**Supplied data**

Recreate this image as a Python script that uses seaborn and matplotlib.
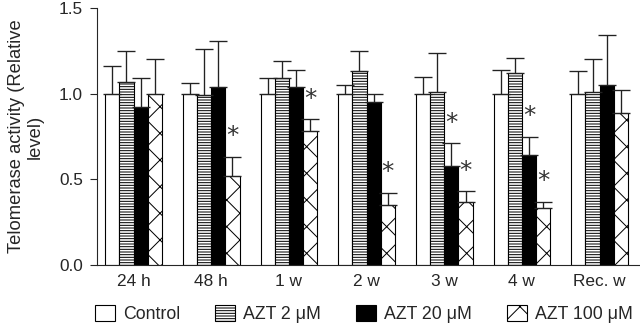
import numpy as np
import pandas as pd
import matplotlib
matplotlib.use("Agg")
import matplotlib.pyplot as plt
import seaborn as sns

groups = ['24 h', '48 h', '1 w', '2 w', '3 w', '4 w', 'Rec. w']
series = ['Control', 'AZT 2 \u03bcM', 'AZT 20 \u03bcM', 'AZT 100 \u03bcM']

control = [1.00, 1.00, 1.00, 1.00, 1.00, 1.00, 1.00]
control_err = [0.16, 0.06, 0.09, 0.05, 0.10, 0.14, 0.13]
azt2 = [1.07, 0.99, 1.09, 1.13, 1.01, 1.12, 1.01]
azt2_err = [0.18, 0.27, 0.10, 0.12, 0.23, 0.09, 0.19]
azt20 = [0.92, 1.04, 1.04, 0.95, 0.58, 0.64, 1.05]
azt20_err = [0.17, 0.27, 0.10, 0.05, 0.13, 0.11, 0.29]
azt100 = [1.00, 0.52, 0.78, 0.35, 0.37, 0.33, 0.89]
azt100_err = [0.20, 0.11, 0.07, 0.07, 0.06, 0.04, 0.13]

# significant bars (group, series)
stars = [('48 h', 3), ('1 w', 3), ('2 w', 3), ('3 w', 2), ('3 w', 3), ('4 w', 2), ('4 w', 3)]

means = [control, azt2, azt20, azt100]
errs = [control_err, azt2_err, azt20_err, azt100_err]
fills = ['white', 'white', 'black', 'white']
hatches = ['', '-----', '', 'x']

rows = []
for s, vals in zip(series, means):
    for g, v in zip(groups, vals):
        rows.append({'group': g, 'series': s, 'value': v})
df = pd.DataFrame(rows)

sns.set_style("ticks")
plt.rcParams['font.family'] = ['Liberation Sans', 'DejaVu Sans']
plt.rcParams['hatch.linewidth'] = 0.9
plt.rcParams['hatch.color'] = 'black'

fig = plt.figure(figsize=(8, 4.075), dpi=80)
ax = fig.add_axes([97 / 640, 61 / 326, 543 / 640, 257 / 326])

sns.barplot(data=df, x='group', y='value', hue='series', order=groups, hue_order=series,
            palette=fills, width=0.73, errorbar=None, edgecolor='black', linewidth=1.0,
            legend=False, ax=ax)

bar_sets = list(ax.containers)
for i, cont in enumerate(bar_sets):
    for j, bar in enumerate(cont):
        bar.set_facecolor(fills[i])
        bar.set_hatch(hatches[i])
        x = bar.get_x() + bar.get_width() / 2
        ax.errorbar(x, means[i][j], yerr=[[0], [errs[i][j]]], fmt='none',
                    ecolor='#222222', elinewidth=1.2, capsize=8, capthick=1.2, zorder=1)

for g, k in stars:
    j = groups.index(g)
    bar = bar_sets[k][j]
    x = bar.get_x() + bar.get_width() / 2
    y = means[k][j] + errs[k][j] + 0.135
    ax.text(x, y, '*', ha='center', va='center_baseline', fontsize=22, color='#333333',
            family=['DejaVu Sans'])

ax.set_xlim(-0.47, 6.52)
ax.set_ylim(0, 1.5)
ax.set_yticks([0.0, 0.5, 1.0, 1.5])
ax.set_yticklabels(['0.0', '0.5', '1.0', '1.5'])
ax.tick_params(axis='y', length=6, width=1, labelsize=15.5, pad=6.5)
ax.tick_params(axis='x', length=0, labelsize=15.5, pad=8)
ax.set_xlabel('')
ax.set_ylabel('Telomerase activity (Relative\nlevel)', fontsize=16.5, linespacing=1.1)
ax.yaxis.set_label_coords(-0.098, 0.5)
sns.despine(ax=ax)
for sp in ['left', 'bottom']:
    ax.spines[sp].set_linewidth(1.0)

handles = [matplotlib.patches.Patch(facecolor=fills[i], edgecolor='black', hatch=hatches[i], linewidth=1.0)
           for i in range(4)]
fig.legend(handles, series, loc='center left', bbox_to_anchor=(95 / 640, 12 / 326), ncol=4,
           frameon=False, fontsize=16, handlelength=1.12, handleheight=1.05, handletextpad=0.45,
           columnspacing=1.97, borderpad=0, borderaxespad=0)

fig.savefig('out.png', dpi=80)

**What you have to do**
Make an exact copy of all the material, but keep the pictures out of it.

**Written answer**
Recreate this image as a Python script that uses seaborn and matplotlib.
import numpy as np
import pandas as pd
import matplotlib
matplotlib.use("Agg")
import matplotlib.pyplot as plt
import seaborn as sns

groups = ['24 h', '48 h', '1 w', '2 w', '3 w', '4 w', 'Rec. w']
series = ['Control', 'AZT 2 \u03bcM', 'AZT 20 \u03bcM', 'AZT 100 \u03bcM']

control = [1.00, 1.00, 1.00, 1.00, 1.00, 1.00, 1.00]
control_err = [0.16, 0.06, 0.09, 0.05, 0.10, 0.14, 0.13]
azt2 = [1.07, 0.99, 1.09, 1.13, 1.01, 1.12, 1.01]
azt2_err = [0.18, 0.27, 0.10, 0.12, 0.23, 0.09, 0.19]
azt20 = [0.92, 1.04, 1.04, 0.95, 0.58, 0.64, 1.05]
azt20_err = [0.17, 0.27, 0.10, 0.05, 0.13, 0.11, 0.29]
azt100 = [1.00, 0.52, 0.78, 0.35, 0.37, 0.33, 0.89]
azt100_err = [0.20, 0.11, 0.07, 0.07, 0.06, 0.04, 0.13]

# significant bars (group, series)
stars = [('48 h', 3), ('1 w', 3), ('2 w', 3), ('3 w', 2), ('3 w', 3), ('4 w', 2), ('4 w', 3)]

means = [control, azt2, azt20, azt100]
errs = [control_err, azt2_err, azt20_err, azt100_err]
fills = ['white', 'white', 'black', 'white']
hatches = ['', '-----', '', 'x']

rows = []
for s, vals in zip(series, means):
    for g, v in zip(groups, vals):
        rows.append({'group': g, 'series': s, 'value': v})
df = pd.DataFrame(rows)

sns.set_style("ticks")
plt.rcParams['font.family'] = ['Liberation Sans', 'DejaVu Sans']
plt.rcParams['hatch.linewidth'] = 0.9
plt.rcParams['hatch.color'] = 'black'

fig = plt.figure(figsize=(8, 4.075), dpi=80)
ax = fig.add_axes([97 / 640, 61 / 326, 543 / 640, 257 / 326])

sns.barplot(data=df, x='group', y='value', hue='series', order=groups, hue_order=series,
            palette=fills, width=0.73, errorbar=None, edgecolor='black', linewidth=1.0,
            legend=False, ax=ax)

bar_sets = list(ax.containers)
for i, cont in enumerate(bar_sets):
    for j, bar in enumerate(cont):
        bar.set_facecolor(fills[i])
        bar.set_hatch(hatches[i])
        x = bar.get_x() + bar.get_width() / 2
        ax.errorbar(x, means[i][j], yerr=[[0], [errs[i][j]]], fmt='none',
                    ecolor='#222222', elinewidth=1.2, capsize=8, capthick=1.2, zorder=1)

for g, k in stars:
    j = groups.index(g)
    bar = bar_sets[k][j]
    x = bar.get_x() + bar.get_width() / 2
    y = means[k][j] + errs[k][j] + 0.135
    ax.text(x, y, '*', ha='center', va='center_baseline', fontsize=22, color='#333333',
            family=['DejaVu Sans'])

ax.set_xlim(-0.47, 6.52)
ax.set_ylim(0, 1.5)
ax.set_yticks([0.0, 0.5, 1.0, 1.5])
ax.set_yticklabels(['0.0', '0.5', '1.0', '1.5'])
ax.tick_params(axis='y', length=6, width=1, labelsize=15.5, pad=6.5)
ax.tick_params(axis='x', length=0, labelsize=15.5, pad=8)
ax.set_xlabel('')
ax.set_ylabel('Telomerase activity (Relative\nlevel)', fontsize=16.5, linespacing=1.1)
ax.yaxis.set_label_coords(-0.098, 0.5)
sns.despine(ax=ax)
for sp in ['left', 'bottom']:
    ax.spines[sp].set_linewidth(1.0)

handles = [matplotlib.patches.Patch(facecolor=fills[i], edgecolor='black', hatch=hatches[i], linewidth=1.0)
           for i in range(4)]
fig.legend(handles, series, loc='center left', bbox_to_anchor=(95 / 640, 12 / 326), ncol=4,
           frameon=False, fontsize=16, handlelength=1.12, handleheight=1.05, handletextpad=0.45,
           columnspacing=1.97, borderpad=0, borderaxespad=0)

fig.savefig('out.png', dpi=80)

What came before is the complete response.